Did you know there’s now a hash table whose access time can stay constant on average — and only logarithmic in the worst case — no matter how close it is to being completely full?

That claim, which overturns a belief dating back to Andrew Yao’s 1985 Uniform Hashing is Optimal conjecture, is proven in Optimal Bounds for Open Addressing Without Reordering (Jan 2025) by Andrew Krapivin, Martín Farach-Colton and William Kuszmaul. Their open-addressed design (nick-named funnel hashing) achieves three key bounds when the table is 1-\delta full (so x=\delta^{-1}):

  • Amortized expected probes: O(1) — average queries run in fixed time, independent of fullness.
  • Worst-case expected probes (non-greedy strategy): O(\log x), beating Yao’s linear-in-x lower bound by an exponential factor.
  • Tight bound for **greedy strategies:** they exhibit a scheme with O\bigl((\log x)^2\bigr) worst-case expected cost and prove that no greedy algorithm can do asymptotically better.

In practical terms, even if your hash table is 99.9 % full (x=1000), every lookup in the non-greedy version needs roughly \log 1000 \approx 10 probes on average, and never more than about ten times that — a dramatic drop from the hundreds of probes previously considered unavoidable.

The work also supplies a constant-time insertion/lookup on average, irrespective of load.
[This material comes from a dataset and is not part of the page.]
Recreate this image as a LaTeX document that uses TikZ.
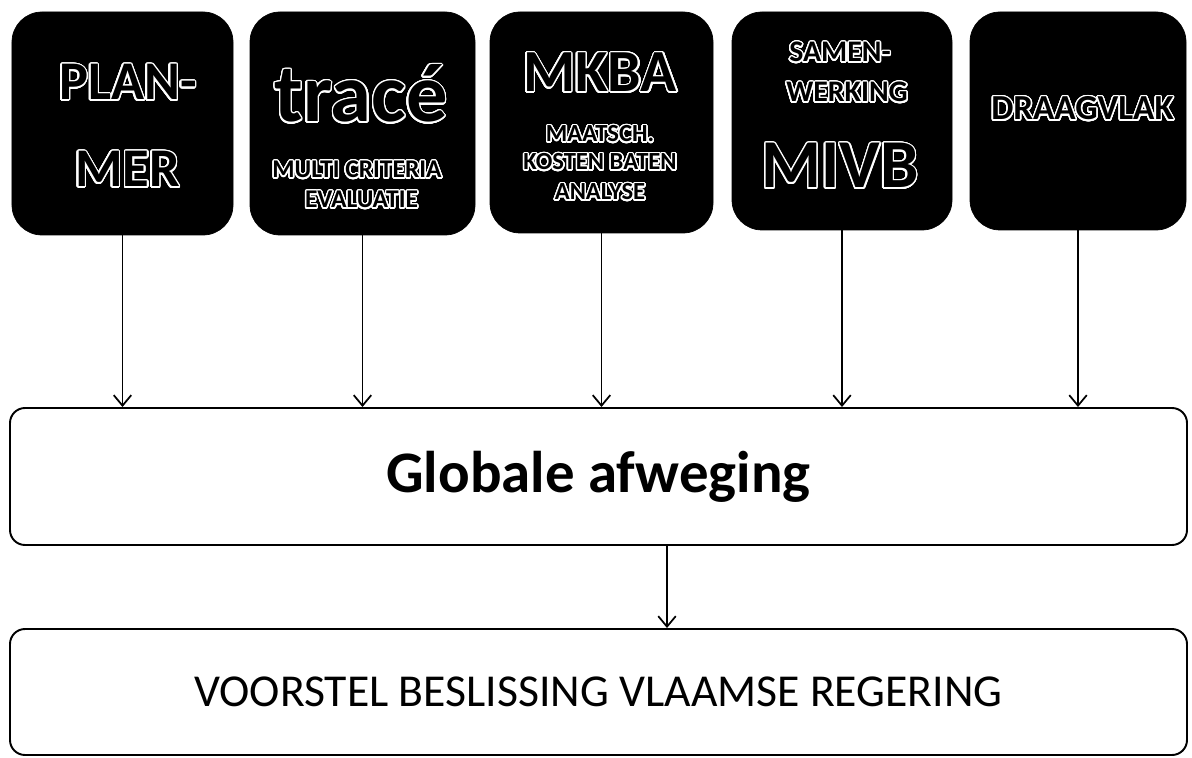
\documentclass[tikz,border=0pt]{standalone}
\usepackage{fontspec}
\setmainfont{Carlito}
\usepackage{contour}
\contourlength{0.8pt}
\contournumber{32}
\usetikzlibrary{arrows.meta}

% hollow white letters on the black tiles
\newcommand{\hollow}[1]{\contour{white}{#1}}
\newcommand{\fs}[1]{\fontsize{#1}{#1}\selectfont}

\begin{document}
\begin{tikzpicture}[
  tile/.style={fill=black, draw=black, rounded corners=0.6cm, inner sep=0pt},
  outl/.style={anchor=base, inner sep=0pt, text=black},
  panel/.style={draw=black, line width=1.1pt, rounded corners=0.3cm, inner sep=0pt,
                minimum width=23.54cm},
  arr/.style={line width=1pt, -{Straight Barb[length=6pt,width=10pt]}}
]

% fix the page size
\useasboundingbox (0,0) rectangle (23.84,-15.16);

% Top row of black tiles
\node[tile, minimum width=4.42cm, minimum height=4.46cm] (b1) at (2.45,-2.47) {};
\node[tile, minimum width=4.50cm, minimum height=4.46cm] (b2) at (7.25,-2.47) {};
\node[tile, minimum width=4.46cm, minimum height=4.42cm] (b3) at (12.03,-2.45) {};
\node[tile, minimum width=4.40cm, minimum height=4.36cm] (b4) at (16.84,-2.42) {};
\node[tile, minimum width=4.32cm, minimum height=4.36cm] (b5) at (21.56,-2.42) {};

% Texts of the tiles
\node[outl, font=\bfseries\fs{31}] (plan) at (2.56,-2.0) {\hollow{PLAN-}};
\node[outl, font=\bfseries\fs{31}] (mer) at (2.55,-3.74) {\hollow{MER}};

\node[outl, font=\bfseries\fs{47}] (trace) at (7.22,-2.44) {\hollow{tracé}};
\node[outl, font=\bfseries\fs{14.5}] (mce1) at (7.14,-3.56) {\hollow{MULTI CRITERIA}};
\node[outl, font=\bfseries\fs{14.5}] (mce2) at (7.23,-4.16) {\hollow{EVALUATIE}};

\node[outl, font=\bfseries\fs{34}] (mkba) at (12.0,-1.84) {\hollow{MKBA}};
\node[outl, font=\bfseries\fs{14}] (mk1) at (12.0,-2.84) {\hollow{MAATSCH.}};
\node[outl, font=\bfseries\fs{14}] (mk2) at (12.0,-3.4) {\hollow{KOSTEN BATEN}};
\node[outl, font=\bfseries\fs{14}] (mk3) at (12.0,-4.0) {\hollow{ANALYSE}};

\node[outl, font=\bfseries\fs{17}] (sam1) at (16.8,-1.24) {\hollow{SAMEN-}};
\node[outl, font=\bfseries\fs{17}] (sam2) at (16.94,-2.04) {\hollow{WERKING}};
\node[outl, font=\bfseries\fs{39}] (mivb) at (16.8,-3.76) {\hollow{MIVB}};

\node[outl, font=\bfseries\fs{20}] (draag) at (21.65,-2.4) {\hollow{DRAAGVLAK}};

% The two wide boxes
\node[panel, minimum height=2.74cm, font=\bfseries\fs{33.5}] (glob) at (11.97,-9.53) {Globale afweging};
\node[panel, minimum height=2.52cm, font=\fs{26}] (vrst) at (11.97,-13.84) {VOORSTEL BESLISSING VLAAMSE REGERING};

% Arrows
\foreach \b in {b1,b2,b3,b4,b5}
  \draw[arr] (\b.south) -- (\b.south |- glob.north);
\draw[arr] ([xshift=1.37cm]glob.south) -- ([xshift=1.37cm]vrst.north);

\end{tikzpicture}
\end{document}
That constant bound surprised even specialists: earlier proofs showed \Theta(\log x) was the floor for any “greedy” table (one that always takes the first free slot). Relax that single rule and the authors show you can do better than anyone thought possible.

These results matter because open-addressed tables back some of the most latency-sensitive components in systems code: language runtimes, kernel symbol tables, in-memory DB indexes, even GPU hash-based acceleration. Replacing linear-probe or uniform-probe tables with an O(1)\!/O(\log x) design could cut tail-latency spikes at high load and shrink memory overhead devoted to over-provisioning.

If you want the full technical story, the paper is open access on arXiv:
Optimal Bounds for Open Addressing Without Reordering

For a lively narrative of how an undergraduate stumbled into dismantling four decades of consensus, Quanta Magazine captured the back-story in their recent feature.

The upshot: twenty-odd pages of analysis have redrawn the map for one of computing’s oldest data structures, and any code hitting the performance wall at high table-load now has a fresh avenue for speed-ups.